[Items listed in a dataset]
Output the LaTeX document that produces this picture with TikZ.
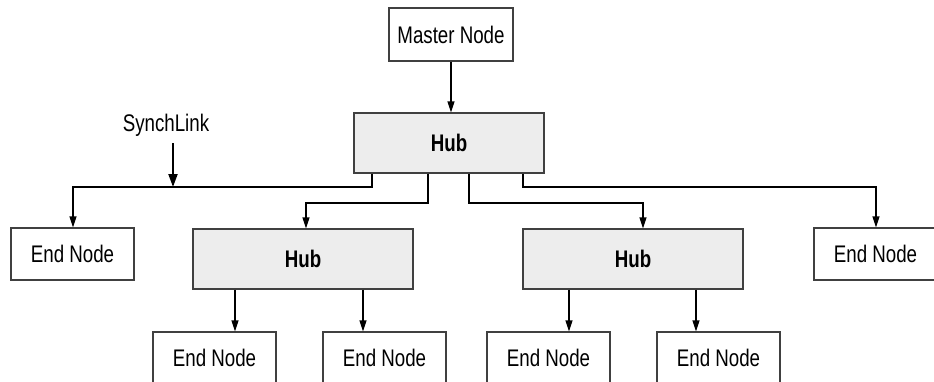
\documentclass[tikz,border=0pt]{standalone}
\usepackage{fontspec}
\setmainfont{Liberation Sans}[FakeStretch=0.78]
\usetikzlibrary{arrows.meta}
\begin{document}
\begin{tikzpicture}[x=1pt,y=-1pt,
  box/.style={draw=black!75,line width=1.2pt,rectangle,inner sep=0pt,font=\fontsize{24}{26}\selectfont},
  endbox/.style={box,minimum width=123pt,minimum height=52pt},
  hubbox/.style={box,fill=black!7,minimum height=60pt,font=\fontsize{24}{26}\selectfont\bfseries},
  conn/.style={draw=black,line width=1.2pt,-{Triangle[length=11pt,width=7pt]}}]
\useasboundingbox (0,0) rectangle (934,381);
\clip (0,0) rectangle (934,381);
\node[box,minimum width=124pt,minimum height=53pt] (m) at (451,34.5) {Master Node};
\node[hubbox,minimum width=190pt] (h1) at (449,143) {Hub};
\node[endbox] (e1) at (72.5,254) {End Node};
\node[hubbox,minimum width=220pt] (h2) at (303,259) {Hub};
\node[hubbox,minimum width=220pt] (h3) at (633,259) {Hub};
\node[endbox] (e2) at (875.5,254) {End Node};
\node[endbox] (b1) at (214.5,358) {End Node};
\node[endbox] (b2) at (384.5,358) {End Node};
\node[endbox] (b3) at (548.5,358) {End Node};
\node[endbox] (b4) at (718.5,358) {End Node};
\node[font=\fontsize{24}{26}\selectfont] (s) at (166,125) {SynchLink};
% bend coordinates
\coordinate (t1) at (372,187);
\coordinate (t2) at (428,203);
\coordinate (t3) at (469,203);
\coordinate (t4) at (523,187);
\coordinate (a1) at (73,0);
\coordinate (a2) at (306,0);
\coordinate (a3) at (643,0);
\coordinate (a4) at (876,0);
\coordinate (c1) at (235,0);
\coordinate (c2) at (363,0);
\coordinate (c3) at (569,0);
\coordinate (c4) at (696,0);
\coordinate (sa) at (173,143);
\coordinate (sb) at (173,187);
% connectors
\draw[conn] (m.south) -- (h1.north -| m.south);
\draw[conn] (h1.south -| t1) -- (t1) -| (e1.north -| a1);
\draw[conn] (h1.south -| t2) -- (t2) -| (h2.north -| a2);
\draw[conn] (h1.south -| t3) -- (t3) -| (h3.north -| a3);
\draw[conn] (h1.south -| t4) -- (t4) -| (e2.north -| a4);
\draw[conn] (h2.south -| c1) -- (b1.north -| c1);
\draw[conn] (h2.south -| c2) -- (b2.north -| c2);
\draw[conn] (h3.south -| c3) -- (b3.north -| c3);
\draw[conn] (h3.south -| c4) -- (b4.north -| c4);
\draw[draw=black,line width=2pt,-{Triangle[length=13pt,width=9pt]}] (sa) -- (sb);
\end{tikzpicture}
\end{document}
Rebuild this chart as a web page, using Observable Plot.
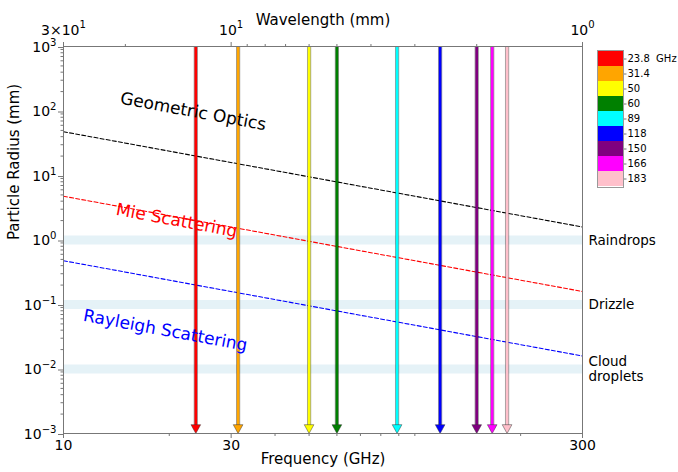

What you need to do:
Every line of the data above should be quoted exactly. Omit the pictures.

Output below:
Output the LaTeX document that produces this picture with TikZ.
\documentclass[tikz,border=0pt]{standalone}
\usepackage{fontspec}
\setmainfont{Liberation Sans}[FakeStretch=0.78]
\usetikzlibrary{arrows.meta}
\begin{document}
\begin{tikzpicture}[x=1pt,y=-1pt,
  box/.style={draw=black!75,line width=1.2pt,rectangle,inner sep=0pt,font=\fontsize{24}{26}\selectfont},
  endbox/.style={box,minimum width=123pt,minimum height=52pt},
  hubbox/.style={box,fill=black!7,minimum height=60pt,font=\fontsize{24}{26}\selectfont\bfseries},
  conn/.style={draw=black,line width=1.2pt,-{Triangle[length=11pt,width=7pt]}}]
\useasboundingbox (0,0) rectangle (934,381);
\clip (0,0) rectangle (934,381);
\node[box,minimum width=124pt,minimum height=53pt] (m) at (451,34.5) {Master Node};
\node[hubbox,minimum width=190pt] (h1) at (449,143) {Hub};
\node[endbox] (e1) at (72.5,254) {End Node};
\node[hubbox,minimum width=220pt] (h2) at (303,259) {Hub};
\node[hubbox,minimum width=220pt] (h3) at (633,259) {Hub};
\node[endbox] (e2) at (875.5,254) {End Node};
\node[endbox] (b1) at (214.5,358) {End Node};
\node[endbox] (b2) at (384.5,358) {End Node};
\node[endbox] (b3) at (548.5,358) {End Node};
\node[endbox] (b4) at (718.5,358) {End Node};
\node[font=\fontsize{24}{26}\selectfont] (s) at (166,125) {SynchLink};
% bend coordinates
\coordinate (t1) at (372,187);
\coordinate (t2) at (428,203);
\coordinate (t3) at (469,203);
\coordinate (t4) at (523,187);
\coordinate (a1) at (73,0);
\coordinate (a2) at (306,0);
\coordinate (a3) at (643,0);
\coordinate (a4) at (876,0);
\coordinate (c1) at (235,0);
\coordinate (c2) at (363,0);
\coordinate (c3) at (569,0);
\coordinate (c4) at (696,0);
\coordinate (sa) at (173,143);
\coordinate (sb) at (173,187);
% connectors
\draw[conn] (m.south) -- (h1.north -| m.south);
\draw[conn] (h1.south -| t1) -- (t1) -| (e1.north -| a1);
\draw[conn] (h1.south -| t2) -- (t2) -| (h2.north -| a2);
\draw[conn] (h1.south -| t3) -- (t3) -| (h3.north -| a3);
\draw[conn] (h1.south -| t4) -- (t4) -| (e2.north -| a4);
\draw[conn] (h2.south -| c1) -- (b1.north -| c1);
\draw[conn] (h2.south -| c2) -- (b2.north -| c2);
\draw[conn] (h3.south -| c3) -- (b3.north -| c3);
\draw[conn] (h3.south -| c4) -- (b4.north -| c4);
\draw[draw=black,line width=2pt,-{Triangle[length=13pt,width=9pt]}] (sa) -- (sb);
\end{tikzpicture}
\end{document}
Rebuild this chart as a web page, using Observable Plot.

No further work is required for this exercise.